== SHORT EXERCISE ==
Omit all images. Write out the rest of the material exactly.
_ _ _ _
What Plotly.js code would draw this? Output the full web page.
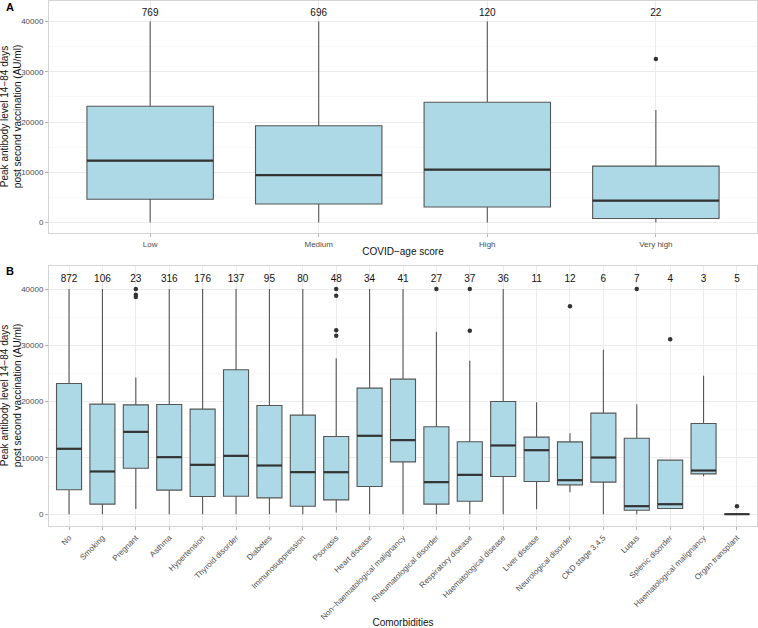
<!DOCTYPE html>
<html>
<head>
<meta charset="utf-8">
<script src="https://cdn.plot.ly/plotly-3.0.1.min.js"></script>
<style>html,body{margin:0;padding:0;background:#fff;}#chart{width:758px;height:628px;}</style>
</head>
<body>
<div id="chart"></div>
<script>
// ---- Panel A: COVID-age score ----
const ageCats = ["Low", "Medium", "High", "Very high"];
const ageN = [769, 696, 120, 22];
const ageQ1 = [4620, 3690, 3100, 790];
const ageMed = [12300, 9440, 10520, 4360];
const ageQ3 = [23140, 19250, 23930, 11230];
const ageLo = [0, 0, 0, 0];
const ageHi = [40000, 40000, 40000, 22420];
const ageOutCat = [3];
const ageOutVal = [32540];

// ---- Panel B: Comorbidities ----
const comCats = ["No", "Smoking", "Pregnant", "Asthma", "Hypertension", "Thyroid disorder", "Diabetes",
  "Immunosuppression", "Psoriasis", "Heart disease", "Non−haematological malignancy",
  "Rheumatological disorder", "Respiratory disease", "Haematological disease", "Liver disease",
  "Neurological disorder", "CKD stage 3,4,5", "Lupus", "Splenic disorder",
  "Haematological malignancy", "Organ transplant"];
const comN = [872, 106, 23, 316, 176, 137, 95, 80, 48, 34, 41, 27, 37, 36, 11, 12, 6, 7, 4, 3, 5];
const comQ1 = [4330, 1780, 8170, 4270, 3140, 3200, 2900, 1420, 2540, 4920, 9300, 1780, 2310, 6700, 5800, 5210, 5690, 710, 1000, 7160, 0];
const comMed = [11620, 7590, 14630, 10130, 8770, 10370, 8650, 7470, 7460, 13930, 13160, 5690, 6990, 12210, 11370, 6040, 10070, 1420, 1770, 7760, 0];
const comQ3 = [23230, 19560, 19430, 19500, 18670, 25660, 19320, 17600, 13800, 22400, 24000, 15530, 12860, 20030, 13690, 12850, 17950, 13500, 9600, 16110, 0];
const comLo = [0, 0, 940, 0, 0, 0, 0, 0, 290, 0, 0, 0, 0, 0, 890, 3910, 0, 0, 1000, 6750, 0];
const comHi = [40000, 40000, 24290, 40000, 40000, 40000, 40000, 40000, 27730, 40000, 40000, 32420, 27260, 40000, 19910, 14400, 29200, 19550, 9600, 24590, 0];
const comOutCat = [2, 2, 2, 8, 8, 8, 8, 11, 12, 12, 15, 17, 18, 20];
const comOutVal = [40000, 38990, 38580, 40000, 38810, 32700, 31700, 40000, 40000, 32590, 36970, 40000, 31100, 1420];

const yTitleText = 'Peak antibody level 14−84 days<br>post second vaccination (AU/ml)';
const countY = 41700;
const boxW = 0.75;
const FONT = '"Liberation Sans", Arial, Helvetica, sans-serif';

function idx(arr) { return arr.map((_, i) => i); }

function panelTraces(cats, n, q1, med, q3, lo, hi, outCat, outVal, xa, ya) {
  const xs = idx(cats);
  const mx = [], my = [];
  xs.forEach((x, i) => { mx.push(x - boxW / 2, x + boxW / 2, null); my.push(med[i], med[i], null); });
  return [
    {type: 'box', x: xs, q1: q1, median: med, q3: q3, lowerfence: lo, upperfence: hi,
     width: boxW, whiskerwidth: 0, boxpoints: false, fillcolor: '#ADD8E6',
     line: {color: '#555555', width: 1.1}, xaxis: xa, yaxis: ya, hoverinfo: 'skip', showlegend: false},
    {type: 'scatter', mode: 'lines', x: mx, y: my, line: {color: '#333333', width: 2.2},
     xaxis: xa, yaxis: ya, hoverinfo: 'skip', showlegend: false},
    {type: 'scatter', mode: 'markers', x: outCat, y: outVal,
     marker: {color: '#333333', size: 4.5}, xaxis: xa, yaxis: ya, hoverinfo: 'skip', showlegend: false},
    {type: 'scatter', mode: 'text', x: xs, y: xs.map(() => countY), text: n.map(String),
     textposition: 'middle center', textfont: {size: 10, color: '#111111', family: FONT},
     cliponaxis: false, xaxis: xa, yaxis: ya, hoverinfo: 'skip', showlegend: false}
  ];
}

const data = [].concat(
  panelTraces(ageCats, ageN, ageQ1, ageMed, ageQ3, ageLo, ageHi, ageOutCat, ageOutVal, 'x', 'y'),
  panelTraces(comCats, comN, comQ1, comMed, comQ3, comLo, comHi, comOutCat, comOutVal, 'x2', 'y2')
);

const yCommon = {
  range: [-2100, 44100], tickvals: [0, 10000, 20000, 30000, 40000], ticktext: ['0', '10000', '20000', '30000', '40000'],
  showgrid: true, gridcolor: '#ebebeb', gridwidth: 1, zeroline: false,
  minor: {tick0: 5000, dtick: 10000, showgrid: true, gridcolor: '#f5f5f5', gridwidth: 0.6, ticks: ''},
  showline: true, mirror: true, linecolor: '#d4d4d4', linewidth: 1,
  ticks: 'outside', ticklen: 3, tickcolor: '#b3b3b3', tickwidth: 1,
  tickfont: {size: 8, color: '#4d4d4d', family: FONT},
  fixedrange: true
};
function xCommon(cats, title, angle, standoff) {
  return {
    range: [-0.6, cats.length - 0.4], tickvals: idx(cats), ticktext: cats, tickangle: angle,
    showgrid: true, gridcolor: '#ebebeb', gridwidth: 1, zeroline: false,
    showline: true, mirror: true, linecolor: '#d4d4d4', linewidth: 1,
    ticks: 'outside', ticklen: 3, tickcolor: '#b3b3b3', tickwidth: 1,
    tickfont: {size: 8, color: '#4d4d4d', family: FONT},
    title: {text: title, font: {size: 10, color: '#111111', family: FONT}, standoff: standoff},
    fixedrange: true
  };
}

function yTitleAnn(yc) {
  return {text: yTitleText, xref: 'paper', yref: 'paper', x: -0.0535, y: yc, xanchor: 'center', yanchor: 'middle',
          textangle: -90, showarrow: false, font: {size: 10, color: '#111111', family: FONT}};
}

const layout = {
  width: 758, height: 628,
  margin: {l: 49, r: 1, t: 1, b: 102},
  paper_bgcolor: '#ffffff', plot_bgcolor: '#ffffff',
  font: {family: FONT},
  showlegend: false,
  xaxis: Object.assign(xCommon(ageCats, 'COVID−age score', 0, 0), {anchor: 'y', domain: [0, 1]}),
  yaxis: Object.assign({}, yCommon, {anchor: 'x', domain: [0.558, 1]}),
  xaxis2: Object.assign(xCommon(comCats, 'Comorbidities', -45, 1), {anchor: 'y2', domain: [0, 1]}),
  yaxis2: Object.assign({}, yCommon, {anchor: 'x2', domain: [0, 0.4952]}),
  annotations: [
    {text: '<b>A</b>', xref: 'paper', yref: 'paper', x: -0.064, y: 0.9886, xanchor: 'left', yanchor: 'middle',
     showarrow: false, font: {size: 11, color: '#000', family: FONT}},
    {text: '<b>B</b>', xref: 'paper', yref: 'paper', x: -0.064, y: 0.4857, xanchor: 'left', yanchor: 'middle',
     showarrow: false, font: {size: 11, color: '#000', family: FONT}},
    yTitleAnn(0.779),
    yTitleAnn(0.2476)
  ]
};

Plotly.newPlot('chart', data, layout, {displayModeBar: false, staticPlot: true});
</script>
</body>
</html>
_ _ _ _
== EXERCISE RESPONSE ==
What Plotly.js code would draw this? Output the full web page.
<!DOCTYPE html>
<html>
<head>
<meta charset="utf-8">
<script src="https://cdn.plot.ly/plotly-3.0.1.min.js"></script>
<style>html,body{margin:0;padding:0;background:#fff;}#chart{width:758px;height:628px;}</style>
</head>
<body>
<div id="chart"></div>
<script>
// ---- Panel A: COVID-age score ----
const ageCats = ["Low", "Medium", "High", "Very high"];
const ageN = [769, 696, 120, 22];
const ageQ1 = [4620, 3690, 3100, 790];
const ageMed = [12300, 9440, 10520, 4360];
const ageQ3 = [23140, 19250, 23930, 11230];
const ageLo = [0, 0, 0, 0];
const ageHi = [40000, 40000, 40000, 22420];
const ageOutCat = [3];
const ageOutVal = [32540];

// ---- Panel B: Comorbidities ----
const comCats = ["No", "Smoking", "Pregnant", "Asthma", "Hypertension", "Thyroid disorder", "Diabetes",
  "Immunosuppression", "Psoriasis", "Heart disease", "Non−haematological malignancy",
  "Rheumatological disorder", "Respiratory disease", "Haematological disease", "Liver disease",
  "Neurological disorder", "CKD stage 3,4,5", "Lupus", "Splenic disorder",
  "Haematological malignancy", "Organ transplant"];
const comN = [872, 106, 23, 316, 176, 137, 95, 80, 48, 34, 41, 27, 37, 36, 11, 12, 6, 7, 4, 3, 5];
const comQ1 = [4330, 1780, 8170, 4270, 3140, 3200, 2900, 1420, 2540, 4920, 9300, 1780, 2310, 6700, 5800, 5210, 5690, 710, 1000, 7160, 0];
const comMed = [11620, 7590, 14630, 10130, 8770, 10370, 8650, 7470, 7460, 13930, 13160, 5690, 6990, 12210, 11370, 6040, 10070, 1420, 1770, 7760, 0];
const comQ3 = [23230, 19560, 19430, 19500, 18670, 25660, 19320, 17600, 13800, 22400, 24000, 15530, 12860, 20030, 13690, 12850, 17950, 13500, 9600, 16110, 0];
const comLo = [0, 0, 940, 0, 0, 0, 0, 0, 290, 0, 0, 0, 0, 0, 890, 3910, 0, 0, 1000, 6750, 0];
const comHi = [40000, 40000, 24290, 40000, 40000, 40000, 40000, 40000, 27730, 40000, 40000, 32420, 27260, 40000, 19910, 14400, 29200, 19550, 9600, 24590, 0];
const comOutCat = [2, 2, 2, 8, 8, 8, 8, 11, 12, 12, 15, 17, 18, 20];
const comOutVal = [40000, 38990, 38580, 40000, 38810, 32700, 31700, 40000, 40000, 32590, 36970, 40000, 31100, 1420];

const yTitleText = 'Peak antibody level 14−84 days<br>post second vaccination (AU/ml)';
const countY = 41700;
const boxW = 0.75;
const FONT = '"Liberation Sans", Arial, Helvetica, sans-serif';

function idx(arr) { return arr.map((_, i) => i); }

function panelTraces(cats, n, q1, med, q3, lo, hi, outCat, outVal, xa, ya) {
  const xs = idx(cats);
  const mx = [], my = [];
  xs.forEach((x, i) => { mx.push(x - boxW / 2, x + boxW / 2, null); my.push(med[i], med[i], null); });
  return [
    {type: 'box', x: xs, q1: q1, median: med, q3: q3, lowerfence: lo, upperfence: hi,
     width: boxW, whiskerwidth: 0, boxpoints: false, fillcolor: '#ADD8E6',
     line: {color: '#555555', width: 1.1}, xaxis: xa, yaxis: ya, hoverinfo: 'skip', showlegend: false},
    {type: 'scatter', mode: 'lines', x: mx, y: my, line: {color: '#333333', width: 2.2},
     xaxis: xa, yaxis: ya, hoverinfo: 'skip', showlegend: false},
    {type: 'scatter', mode: 'markers', x: outCat, y: outVal,
     marker: {color: '#333333', size: 4.5}, xaxis: xa, yaxis: ya, hoverinfo: 'skip', showlegend: false},
    {type: 'scatter', mode: 'text', x: xs, y: xs.map(() => countY), text: n.map(String),
     textposition: 'middle center', textfont: {size: 10, color: '#111111', family: FONT},
     cliponaxis: false, xaxis: xa, yaxis: ya, hoverinfo: 'skip', showlegend: false}
  ];
}

const data = [].concat(
  panelTraces(ageCats, ageN, ageQ1, ageMed, ageQ3, ageLo, ageHi, ageOutCat, ageOutVal, 'x', 'y'),
  panelTraces(comCats, comN, comQ1, comMed, comQ3, comLo, comHi, comOutCat, comOutVal, 'x2', 'y2')
);

const yCommon = {
  range: [-2100, 44100], tickvals: [0, 10000, 20000, 30000, 40000], ticktext: ['0', '10000', '20000', '30000', '40000'],
  showgrid: true, gridcolor: '#ebebeb', gridwidth: 1, zeroline: false,
  minor: {tick0: 5000, dtick: 10000, showgrid: true, gridcolor: '#f5f5f5', gridwidth: 0.6, ticks: ''},
  showline: true, mirror: true, linecolor: '#d4d4d4', linewidth: 1,
  ticks: 'outside', ticklen: 3, tickcolor: '#b3b3b3', tickwidth: 1,
  tickfont: {size: 8, color: '#4d4d4d', family: FONT},
  fixedrange: true
};
function xCommon(cats, title, angle, standoff) {
  return {
    range: [-0.6, cats.length - 0.4], tickvals: idx(cats), ticktext: cats, tickangle: angle,
    showgrid: true, gridcolor: '#ebebeb', gridwidth: 1, zeroline: false,
    showline: true, mirror: true, linecolor: '#d4d4d4', linewidth: 1,
    ticks: 'outside', ticklen: 3, tickcolor: '#b3b3b3', tickwidth: 1,
    tickfont: {size: 8, color: '#4d4d4d', family: FONT},
    title: {text: title, font: {size: 10, color: '#111111', family: FONT}, standoff: standoff},
    fixedrange: true
  };
}

function yTitleAnn(yc) {
  return {text: yTitleText, xref: 'paper', yref: 'paper', x: -0.0535, y: yc, xanchor: 'center', yanchor: 'middle',
          textangle: -90, showarrow: false, font: {size: 10, color: '#111111', family: FONT}};
}

const layout = {
  width: 758, height: 628,
  margin: {l: 49, r: 1, t: 1, b: 102},
  paper_bgcolor: '#ffffff', plot_bgcolor: '#ffffff',
  font: {family: FONT},
  showlegend: false,
  xaxis: Object.assign(xCommon(ageCats, 'COVID−age score', 0, 0), {anchor: 'y', domain: [0, 1]}),
  yaxis: Object.assign({}, yCommon, {anchor: 'x', domain: [0.558, 1]}),
  xaxis2: Object.assign(xCommon(comCats, 'Comorbidities', -45, 1), {anchor: 'y2', domain: [0, 1]}),
  yaxis2: Object.assign({}, yCommon, {anchor: 'x2', domain: [0, 0.4952]}),
  annotations: [
    {text: '<b>A</b>', xref: 'paper', yref: 'paper', x: -0.064, y: 0.9886, xanchor: 'left', yanchor: 'middle',
     showarrow: false, font: {size: 11, color: '#000', family: FONT}},
    {text: '<b>B</b>', xref: 'paper', yref: 'paper', x: -0.064, y: 0.4857, xanchor: 'left', yanchor: 'middle',
     showarrow: false, font: {size: 11, color: '#000', family: FONT}},
    yTitleAnn(0.779),
    yTitleAnn(0.2476)
  ]
};

Plotly.newPlot('chart', data, layout, {displayModeBar: false, staticPlot: true});
</script>
</body>
</html>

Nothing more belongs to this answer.